Margaret Galvez, M.P.H.’14, D.N.P., FNP-C, APHN-BC, has long demonstrated a deep commitment to patient care, public and community health, and the mentoring of fellow nurses. She has an M.S.N. in family nurse practitioner and doctor of nurse practice from Frontier Nursing University in Hyden, KY. She is board-certified as a family nurse practitioner and as an advanced public health nurse. She is pursuing a master of business administration degree in ethical leadership from Marist College, Poughkeepsie, NY.
Margaret has worked in a variety of health care organizations including as a charge nurse/staff nurse in intensive care and emergency medicine and as a community health manager on behalf of the largest hospital in Fort Worth, TX. She is now a urology nurse practitioner in Troy, NY.
As an M.P.H. student, Margaret was recruited by Sarah McCool, M.P.H.’14, to do her capstone on training Haitian women to become birth attendants in their communities. She has been active in global health service for more than a decade and served as a volunteer Spanish-speaking nurse practitioner in a family health clinic in Guatemala in 2019.
Margaret is an inducted member of Sigma Theta Tau, an invitation-only academic honor society. She was active in the Texas Public Health Association, Public Health Nursing Section, and has been a member of many organizations for nursing, public health and community health. She also has presented on many topics related to public and community health and was instrumental in many community health initiatives in Fort Worth when she was a community health manager from 2014 to 2016. She plans to present her doctoral work in the coming months for her doctor of nurse practice project, “Improving Safety and Efficiency for Child Vaccinations in an Urban Pediatric Clinic.”
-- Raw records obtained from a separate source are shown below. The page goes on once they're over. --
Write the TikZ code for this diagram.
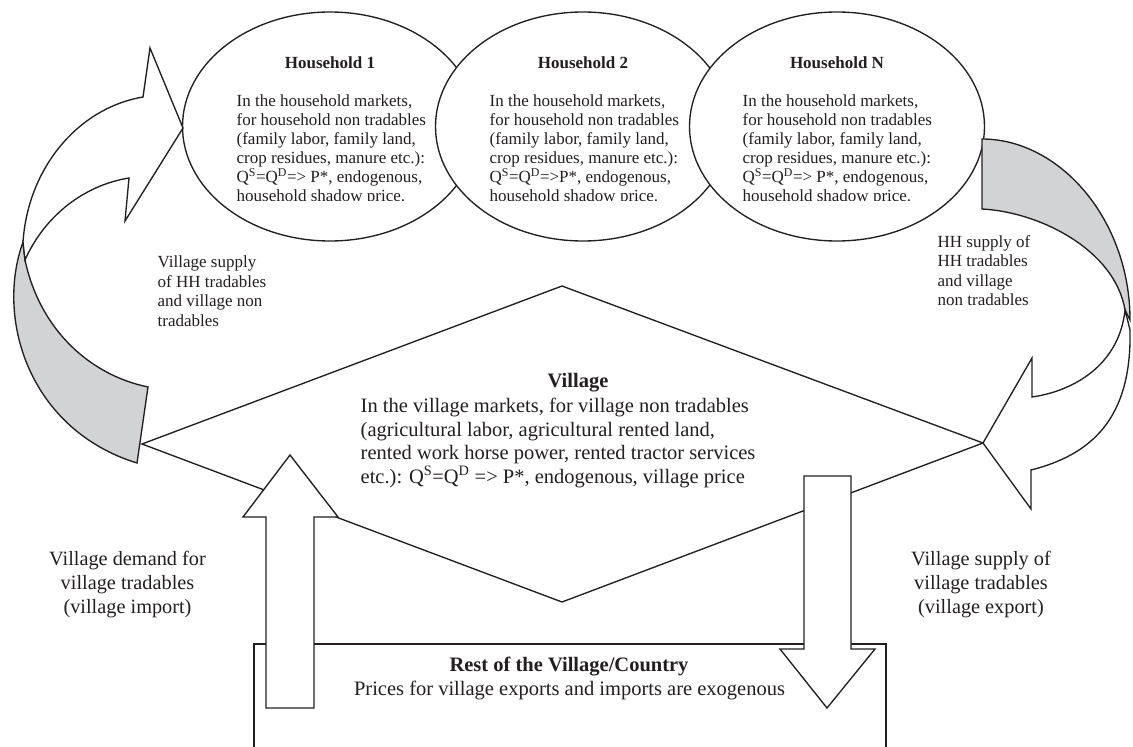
\documentclass[tikz,border=0pt]{standalone}
\usepackage{fontspec}
\setmainfont{Liberation Serif}
\usetikzlibrary{shapes.geometric}
\definecolor{ink}{RGB}{35,31,32}
\definecolor{ribbon}{RGB}{209,211,212}
\begin{document}
\begin{tikzpicture}[x=1pt,y=-1pt,line width=1.35pt,line join=miter,
  hh/.style={ellipse,draw=ink,fill=white,minimum width=295pt,minimum height=229pt,inner sep=0pt},
  hhtitle/.style={font=\fontsize{17}{19}\selectfont\bfseries,text=ink,inner sep=0pt},
  hhbody/.style={font=\fontsize{17}{19}\selectfont,text=ink,align=left,anchor=north west,inner sep=0pt},
  smalllabel/.style={font=\fontsize{17}{19.5}\selectfont,text=ink,align=left,anchor=north west,inner sep=0pt},
  biglabel/.style={font=\fontsize{20.3}{24}\selectfont,text=ink,align=center,anchor=north,inner sep=0pt},
  vtitle/.style={font=\fontsize{20.5}{23.5}\selectfont\bfseries,text=ink,inner sep=0pt},
  vbody/.style={font=\fontsize{20.5}{23.5}\selectfont,text=ink,align=left,anchor=north west,inner sep=0pt},
  whiteshape/.style={draw=ink,fill=white},
  greyshape/.style={draw=ink,fill=ribbon}]
\clip (0,0) rectangle (1133,747);
\fill[white] (0,0) rectangle (1133,747);

% village diamond
\coordinate (vl) at (142,444);
\coordinate (vt) at (562,286);
\coordinate (vr) at (983,443);
\coordinate (vb) at (562,602);
\draw[whiteshape] (vl) -- (vt) -- (vr) -- (vb) -- cycle;

% households
\node[hh] (h1) at (330,126.5) {};
\node[hh] (h2) at (583,126.5) {};
\node[hh] (h3) at (837,126.5) {};

% left ribbon arrow
\draw[greyshape] (23,242) .. controls (-5,320) and (30,430) .. (137,463) -- (148,387)
   .. controls (90,375) and (40,330) .. (25,260) -- cycle;
\draw[whiteshape] (25,260) .. controls (45,215) and (85,185) .. (129,178) -- (125,221) -- (183,128)
   -- (150,48) -- (143,97) .. controls (78,108) and (28,168) .. (23,242) -- cycle;

% right ribbon arrow
\draw[greyshape] (982,139) .. controls (1060,139) and (1130,220) .. (1130,320) -- (1125,310)
   .. controls (1115,250) and (1040,212) .. (982,209) -- cycle;
\draw[whiteshape] (1125,310) .. controls (1120,360) and (1080,390) .. (1032,397) -- (1032,358)
   -- (983,443) -- (1031,509) -- (1031,470) .. controls (1090,455) and (1132,420) .. (1130,330) -- cycle;

% household texts
\node[hhtitle] (t1) at (330,63) {Household 1};
\node[hhtitle] (t2) at (583,63) {Household 2};
\node[hhtitle] (t3) at (837,63) {Household N};
\begin{scope}
\clip (150,0) rectangle (1000,200.5);
\node[hhbody] (b1) at (236,94.4) {In the household markets,\\for household non tradables\\(family labor, family land,\\crop residues, manure etc.):\\Q\textsuperscript{S}=Q\textsuperscript{D}=> P*, endogenous,\\household shadow price.};
\node[hhbody] (b2) at (489,94.4) {In the household markets,\\for household non tradables\\(family labor, family land,\\crop residues, manure etc.):\\Q\textsuperscript{S}=Q\textsuperscript{D}=>P*, endogenous,\\household shadow price.};
\node[hhbody] (b3) at (742,94.4) {In the household markets,\\for household non tradables\\(family labor, family land,\\crop residues, manure etc.):\\Q\textsuperscript{S}=Q\textsuperscript{D}=> P*, endogenous,\\household shadow price.};
\end{scope}

% side labels
\node[smalllabel] (ls) at (157,255.4) {Village supply\\of HH tradables\\and village non\\tradables};
\node[smalllabel] (rs) at (937,234.4) {HH supply of\\HH tradables\\and village\\non tradables};

% village text
\node[vtitle] (vtit) at (578,383) {Village};
\node[vbody] (vbod) at (360,397.5) {In the village markets, for village non tradables\\(agricultural labor, agricultural rented land,\\rented work horse power, rented tractor services\\etc.): Q\textsuperscript{S}=Q\textsuperscript{D} => P*, endogenous, village price};

% bottom labels
\node[biglabel] (imp) at (127.5,550.5) {Village demand for\\village tradables\\(village import)};
\node[biglabel] (exp) at (981,550.5) {Village supply of\\village tradables\\(village export)};

% rest of village box
\coordinate (rbl) at (254,760);
\coordinate (rtl) at (254,644);
\coordinate (rtr) at (886,644);
\coordinate (rbr) at (886,760);
\draw[whiteshape] (rbl) -- (rtl) -- (rtr) -- (rbr);

% import (up) arrow
\draw[whiteshape] (290,455) -- (338,517) -- (314,517) -- (314,708) -- (266,708) -- (266,517) -- (243,517) -- cycle;
% export (down) arrow
\draw[whiteshape] (804,476) -- (851,476) -- (851,649) -- (875,649) -- (827,708) -- (780,649) -- (804,649) -- cycle;

\node[vtitle] (rtit) at (569,667) {Rest of the Village/Country};
\node[font=\fontsize{20.5}{23.5}\selectfont,text=ink,inner sep=0pt] (rbod) at (569.5,690) {Prices for village exports and imports are exogenous};
\end{tikzpicture}
\end{document}
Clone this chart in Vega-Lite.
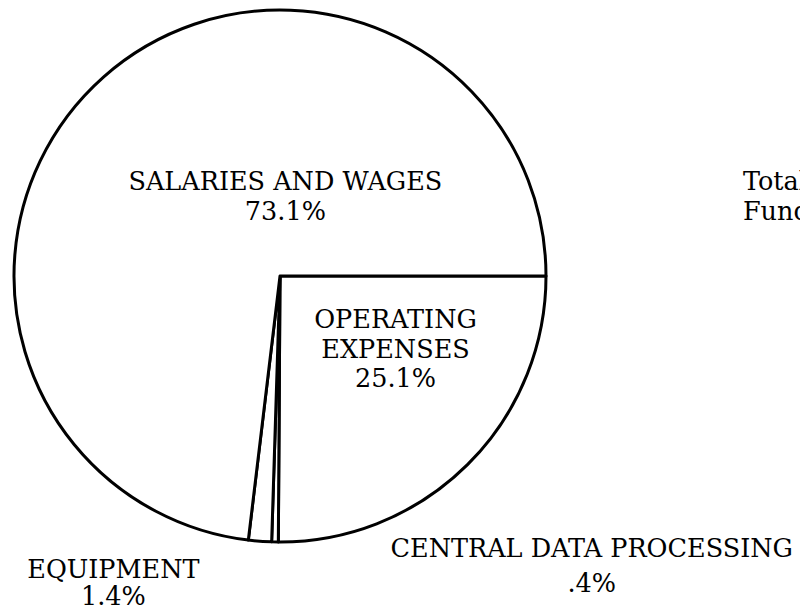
{
  "$schema": "https://vega.github.io/schema/vega-lite/v6.json",
  "width": 560,
  "height": 552,
  "autosize": {"type": "none"},
  "padding": {"left": 0, "top": 0, "right": 240, "bottom": 56},
  "background": "white",
  "config": {"view": {"stroke": null}},
  "title": {
    "text": ["Total", "Fund"],
    "orient": "top",
    "anchor": "start",
    "offset": 0,
    "dx": 806,
    "dy": 225,
    "font": "DejaVu Serif",
    "fontSize": 25.5,
    "fontWeight": "normal",
    "color": "black",
    "lineHeight": 30
  },
  "data": {
    "values": [
      {"category": "Operating Expenses", "label": ["OPERATING", "EXPENSES", "25.1%"], "pct": 25.1, "order": 1},
      {"category": "Central Data Processing", "label": ["CENTRAL DATA PROCESSING", ".4%"], "pct": 0.4, "order": 2},
      {"category": "Equipment", "label": ["EQUIPMENT", "1.4%"], "pct": 1.4, "order": 3},
      {"category": "Salaries and Wages", "label": ["SALARIES AND WAGES", "73.1%"], "pct": 73.1, "order": 4}
    ]
  },
  "encoding": {
    "theta": {"field": "pct", "type": "quantitative", "stack": true, "scale": {"range": [1.5707963, 7.8539816]}},
    "order": {"field": "order", "type": "quantitative"}
  },
  "layer": [
    {
      "mark": {"type": "arc", "radius": 266, "fill": "white", "stroke": "black", "strokeWidth": 3, "strokeJoin": "round"}
    },
    {
      "mark": {"type": "text", "radius": 120, "dx": 85, "dy": 4, "align": "center", "baseline": "alphabetic", "font": "DejaVu Serif", "fontSize": 25.5, "lineHeight": 30, "color": "black"},
      "encoding": {"text": {"condition": {"test": "datum.category === 'Salaries and Wages'", "field": "label"}, "value": ""}}
    },
    {
      "mark": {"type": "text", "radius": 110, "dx": 38, "dy": -26, "align": "center", "baseline": "alphabetic", "font": "DejaVu Serif", "fontSize": 25.5, "lineHeight": 29.5, "color": "black"},
      "encoding": {"text": {"condition": {"test": "datum.category === 'Operating Expenses'", "field": "label"}, "value": ""}}
    },
    {
      "mark": {"type": "text", "radius": 300, "dx": -144, "dy": 3, "align": "center", "baseline": "alphabetic", "font": "DejaVu Serif", "fontSize": 25.5, "lineHeight": 27, "color": "black"},
      "encoding": {"text": {"condition": {"test": "datum.category === 'Equipment'", "field": "label"}, "value": ""}}
    },
    {
      "mark": {"type": "text", "radius": 280, "dx": 317, "dy": 1, "align": "center", "baseline": "alphabetic", "font": "DejaVu Serif", "fontSize": 25.5, "lineHeight": 35, "color": "black"},
      "encoding": {"text": {"condition": {"test": "datum.category === 'Central Data Processing'", "field": "label"}, "value": ""}}
    }
  ]
}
Margaret was selected as one of the 2016 Dallas/Fort Worth Great 100 Nurses, which honors 100 registered nurses annually in the Dallas-Fort Worth metroplex. Honorees are nominated by their peers for nursing excellence and are selected based upon indicators of leadership, role model, community service, compassionate caregiver and significant contributor to the nursing profession. In 2015 she won a Cultural Diversity Award and was nominated for a Nursing Excellence Award for her work in the community.